## Line Chart: Pass@k(%) vs. Number of Sample k
### Overview
The image is a line chart comparing the performance of "critical tokens" and "self-consistency" methods as the number of samples (k) increases. The y-axis represents "pass@k(%)", indicating the percentage of successful attempts, while the x-axis represents the "number of sample k". The chart shows how the performance of each method changes with an increasing number of samples.
### Components/Axes
* **X-axis:** "number of sample k" with tick marks at 10, 20, 30, 40, and 50.
* **Y-axis:** "pass@k(%)" with tick marks at 70.0, 72.5, 75.0, 77.5, 80.0, 82.5, 85.0, 87.5, and 90.0.
* **Legend:** Located in the bottom-right corner.

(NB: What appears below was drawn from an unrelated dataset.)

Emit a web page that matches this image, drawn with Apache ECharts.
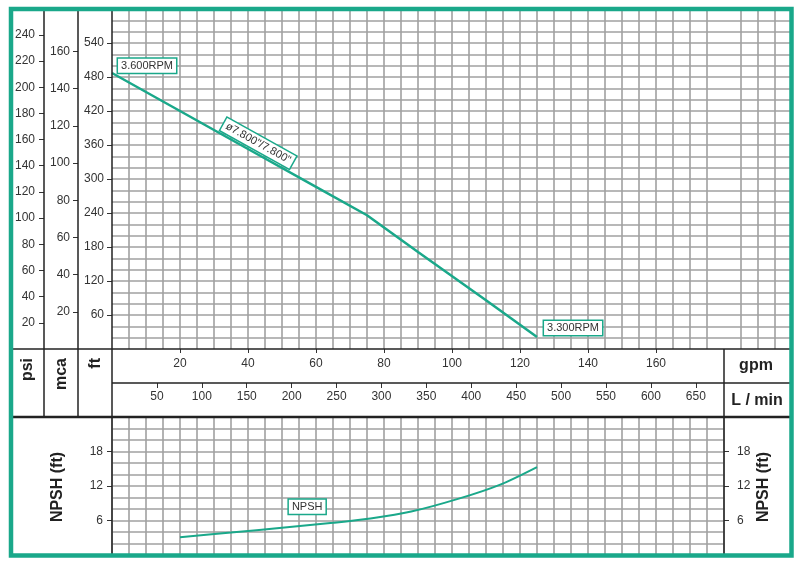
<!DOCTYPE html>
<html>
<head>
<meta charset="utf-8">
<script src="https://cdn.jsdelivr.net/npm/echarts@6/dist/echarts.min.js"></script>
<style>html,body{margin:0;padding:0;background:#fff}#c{width:808px;height:567px}</style>
</head>
<body>
<div id="c"></div>
<script>
// ---- data ----
const headGpm = [0, 20, 40, 60, 75, 90, 110, 125];
const headFt  = [487, 420, 353, 286, 236, 171, 86, 21];
const npshGpm = [20, 35, 50, 65, 76, 88, 102, 114, 125];
const npshFt  = [3.1, 3.9, 4.75, 5.6, 6.35, 7.55, 9.8, 12.2, 15.3];
// tick labels
const gpmTicks  = [20, 40, 60, 80, 100, 120, 140, 160];
const lpmTicks  = [50, 100, 150, 200, 250, 300, 350, 400, 450, 500, 550, 600, 650];
const ftTicks   = [60, 120, 180, 240, 300, 360, 420, 480, 540];
const mcaTicks  = [20, 40, 60, 80, 100, 120, 140, 160];
const psiTicks  = [20, 40, 60, 80, 100, 120, 140, 160, 180, 200, 220, 240];
const npshTicks = [6, 12, 18];
// annotations
const curveLabels = [
  {name: '3.600RPM', coord: [10.3, 500], rotate: 0},
  {name: 'ø7.800"/7.800"', coord: [43, 363], rotate: -29},
  {name: '3.300RPM', coord: [135.6, 37], rotate: 0}
];
const npshLabel = {name: 'NPSH', coord: [57.4, 8.4]};

const FT_MAX = 600, GPM_TOP_MAX = 200, GPM_MAX = 180, NPSH_MAX = 24;
const M_PER_FT = 0.3048, FT_PER_PSI = 2.31, LPM_PER_GPM = 3.7854;

const TEAL = '#1aa88a';
const FONT = '"Liberation Sans", Arial, sans-serif';
const gridLine = {color: '#a0a0a0', width: 1.6};
const tickStyle = {color: '#333', width: 1};
const lblStyle = {color: '#333', fontSize: 12, fontFamily: FONT};
const noLine = {show: false, onZero: false};
const boxLabel = {
  show: true, position: 'inside', formatter: '{b}', color: '#333', fontSize: 11, fontFamily: FONT,
  backgroundColor: '#fff', borderColor: TEAL, borderWidth: 1.5, padding: [2, 3, 1, 3]
};

function yAx(extra) {
  return Object.assign({
    type: 'value', min: 0, axisLine: noLine, splitLine: {show: false},
    axisTick: {show: true, length: 5, inside: false, lineStyle: tickStyle},
    axisLabel: Object.assign({margin: 8}, lblStyle)
  }, extra);
}

const chart = echarts.init(document.getElementById('c'), null, {renderer: 'canvas'});
const option = {
  animation: false,
  backgroundColor: '#fff',
  textStyle: {fontFamily: FONT},
  grid: [
    {left: 112, top: 9, width: 680, height: 340, outerBoundsMode: 'none', containLabel: false},
    {left: 112, top: 417, width: 612, height: 138, outerBoundsMode: 'none', containLabel: false}
  ],
  xAxis: [
    {gridIndex: 0, type: 'value', min: 0, max: GPM_TOP_MAX, interval: 20, position: 'bottom',
     axisLine: noLine,
     axisTick: {show: true, length: 4, customValues: gpmTicks, lineStyle: tickStyle},
     axisLabel: Object.assign({margin: 9, customValues: gpmTicks}, lblStyle),
     splitLine: {show: true, lineStyle: gridLine},
     minorTick: {show: false, splitNumber: 4},
     minorSplitLine: {show: true, lineStyle: gridLine}},
    {gridIndex: 1, type: 'value', min: 0, max: GPM_MAX, interval: 20, position: 'bottom',
     axisLine: noLine, axisTick: {show: false}, axisLabel: {show: false},
     splitLine: {show: true, lineStyle: gridLine},
     minorTick: {show: false, splitNumber: 4},
     minorSplitLine: {show: true, lineStyle: gridLine}},
    {gridIndex: 1, type: 'value', min: 0, max: GPM_MAX * LPM_PER_GPM, interval: 50, position: 'top', offset: 34,
     axisLine: noLine,
     axisTick: {show: true, inside: true, length: 5, customValues: lpmTicks, lineStyle: tickStyle},
     axisLabel: Object.assign({inside: true, margin: 8, customValues: lpmTicks}, lblStyle),
     splitLine: {show: false}, minorSplitLine: {show: false}}
  ],
  yAxis: [
    yAx({gridIndex: 0, max: FT_MAX, interval: 60, position: 'left', offset: 0,
         axisTick: {show: true, length: 5, customValues: ftTicks, lineStyle: tickStyle},
         axisLabel: Object.assign({margin: 8, customValues: ftTicks}, lblStyle),
         splitLine: {show: true, lineStyle: gridLine},
         minorTick: {show: false, splitNumber: 3},
         minorSplitLine: {show: true, lineStyle: gridLine}}),
    yAx({gridIndex: 0, max: FT_MAX * M_PER_FT, interval: 20, position: 'left', offset: 34,
         axisTick: {show: true, length: 5, customValues: mcaTicks, lineStyle: tickStyle},
         axisLabel: Object.assign({margin: 8, customValues: mcaTicks}, lblStyle)}),
    yAx({gridIndex: 0, max: FT_MAX / FT_PER_PSI, interval: 20, position: 'left', offset: 68,
         axisTick: {show: true, length: 5, customValues: psiTicks, lineStyle: tickStyle},
         axisLabel: Object.assign({margin: 9, customValues: psiTicks}, lblStyle)}),
    yAx({gridIndex: 1, max: NPSH_MAX, interval: 6, position: 'left',
         axisTick: {show: true, length: 5, customValues: npshTicks, lineStyle: tickStyle},
         axisLabel: Object.assign({margin: 9, customValues: npshTicks}, lblStyle),
         splitLine: {show: true, lineStyle: gridLine},
         minorTick: {show: false, splitNumber: 3},
         minorSplitLine: {show: true, lineStyle: gridLine}}),
    yAx({gridIndex: 1, max: NPSH_MAX, interval: 6, position: 'right',
         axisTick: {show: true, length: 5, customValues: npshTicks, lineStyle: tickStyle},
         axisLabel: Object.assign({margin: 13, customValues: npshTicks}, lblStyle)})
  ],
  series: [
    {type: 'line', xAxisIndex: 0, yAxisIndex: 0, symbol: 'none', z: 5,
     data: headGpm.map((g, i) => [g, headFt[i]]),
     lineStyle: {color: TEAL, width: 2.5}, itemStyle: {color: TEAL},
     markPoint: {symbol: 'rect', symbolSize: 0, silent: true, label: boxLabel,
       data: curveLabels.map(l => ({name: l.name, coord: l.coord, label: {rotate: l.rotate}}))}},
    {type: 'line', xAxisIndex: 1, yAxisIndex: 3, symbol: 'none', smooth: 0.3, z: 5,
     data: npshGpm.map((g, i) => [g, npshFt[i]]),
     lineStyle: {color: TEAL, width: 2}, itemStyle: {color: TEAL},
     markPoint: {symbol: 'rect', symbolSize: 0, silent: true, label: boxLabel,
       data: [{name: npshLabel.name, coord: npshLabel.coord}]}}
  ],
  graphic: {elements: [
    // structural frame lines
    {type: 'line', z: 50, shape: {x1: 44, y1: 9, x2: 44, y2: 417}, style: {stroke: '#222', lineWidth: 1.5}},
    {type: 'line', z: 50, shape: {x1: 78, y1: 9, x2: 78, y2: 417}, style: {stroke: '#222', lineWidth: 1.5}},
    {type: 'line', z: 50, shape: {x1: 112, y1: 9, x2: 112, y2: 556}, style: {stroke: '#222', lineWidth: 1.5}},
    {type: 'line', z: 50, shape: {x1: 11, y1: 349, x2: 791, y2: 349}, style: {stroke: '#222', lineWidth: 1.5}},
    {type: 'line', z: 50, shape: {x1: 112, y1: 383, x2: 791, y2: 383}, style: {stroke: '#222', lineWidth: 1.5}},
    {type: 'line', z: 50, shape: {x1: 11, y1: 417, x2: 791, y2: 417}, style: {stroke: '#222', lineWidth: 2.5}},
    {type: 'line', z: 50, shape: {x1: 724, y1: 349, x2: 724, y2: 556}, style: {stroke: '#222', lineWidth: 1.5}},
    // unit titles
    {type: 'text', z: 60, x: 28, y: 358, rotation: Math.PI / 2,
     style: {text: 'psi', font: 'bold 16px ' + FONT, fill: '#222', align: 'right', verticalAlign: 'middle'}},
    {type: 'text', z: 60, x: 62, y: 358, rotation: Math.PI / 2,
     style: {text: 'mca', font: 'bold 16px ' + FONT, fill: '#222', align: 'right', verticalAlign: 'middle'}},
    {type: 'text', z: 60, x: 96, y: 358, rotation: Math.PI / 2,
     style: {text: 'ft', font: 'bold 16px ' + FONT, fill: '#222', align: 'right', verticalAlign: 'middle'}},
    {type: 'text', z: 60, x: 756, y: 366,
     style: {text: 'gpm', font: 'bold 16px ' + FONT, fill: '#222', align: 'center', verticalAlign: 'middle'}},
    {type: 'text', z: 60, x: 757, y: 401,
     style: {text: 'L / min', font: 'bold 16px ' + FONT, fill: '#222', align: 'center', verticalAlign: 'middle'}},
    {type: 'text', z: 60, x: 58, y: 487, rotation: Math.PI / 2,
     style: {text: 'NPSH (ft)', font: 'bold 16px ' + FONT, fill: '#222', align: 'center', verticalAlign: 'middle'}},
    {type: 'text', z: 60, x: 764, y: 487, rotation: Math.PI / 2,
     style: {text: 'NPSH (ft)', font: 'bold 16px ' + FONT, fill: '#222', align: 'center', verticalAlign: 'middle'}},
    // outer teal border
    {type: 'rect', z: 100, shape: {x: 11, y: 9, width: 780.5, height: 546.5},
     style: {fill: 'none', stroke: TEAL, lineWidth: 4.5}}
  ]}
};
chart.setOption(option);
</script>
</body>
</html>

* Red line with triangle markers: "critical tokens"
* Purple line with star markers: "self-consistency"
### Detailed Analysis
* **Critical Tokens (Red Line):** The line slopes upward, indicating an increase in "pass@k(%)" as the number of samples increases.
* At k=5, pass@k(%) ≈ 76.8%
* At k=15, pass@k(%) ≈ 85.3%
* At k=25, pass@k(%) ≈ 86.6%
* At k=35, pass@k(%) ≈ 87.7%
* At k=48, pass@k(%) ≈ 89.3%
* **Self-Consistency (Purple Line):** The line also slopes upward, indicating an increase in "pass@k(%)" as the number of samples increases, but at a slower rate compared to "critical tokens".
* At k=5, pass@k(%) ≈ 70.5%
* At k=10, pass@k(%) ≈ 76.8%
* At k=18, pass@k(%) ≈ 80.2%
* At k=25, pass@k(%) ≈ 82.8%
* At k=33, pass@k(%) ≈ 83.6%
* At k=48, pass@k(%) ≈ 84.6%
### Key Observations
* Both methods show improved performance with an increasing number of samples.
* The "critical tokens" method consistently outperforms the "self-consistency" method across all sample sizes shown.
* The rate of improvement for "critical tokens" appears to decrease as the number of samples increases, suggesting diminishing returns.
* The "self-consistency" method shows a more gradual and consistent improvement.
### Interpretation
The chart suggests that increasing the number of samples (k) generally improves the performance of both "critical tokens" and "self-consistency" methods, as measured by "pass@k(%)". However, the "critical tokens" method demonstrates superior performance compared to "self-consistency" across the tested range of sample sizes. The diminishing returns observed for "critical tokens" at higher sample sizes might indicate a point beyond which further increasing the number of samples yields minimal performance gains. The consistent improvement of "self-consistency" suggests it may be more stable or predictable with increasing sample sizes, although its overall performance remains lower.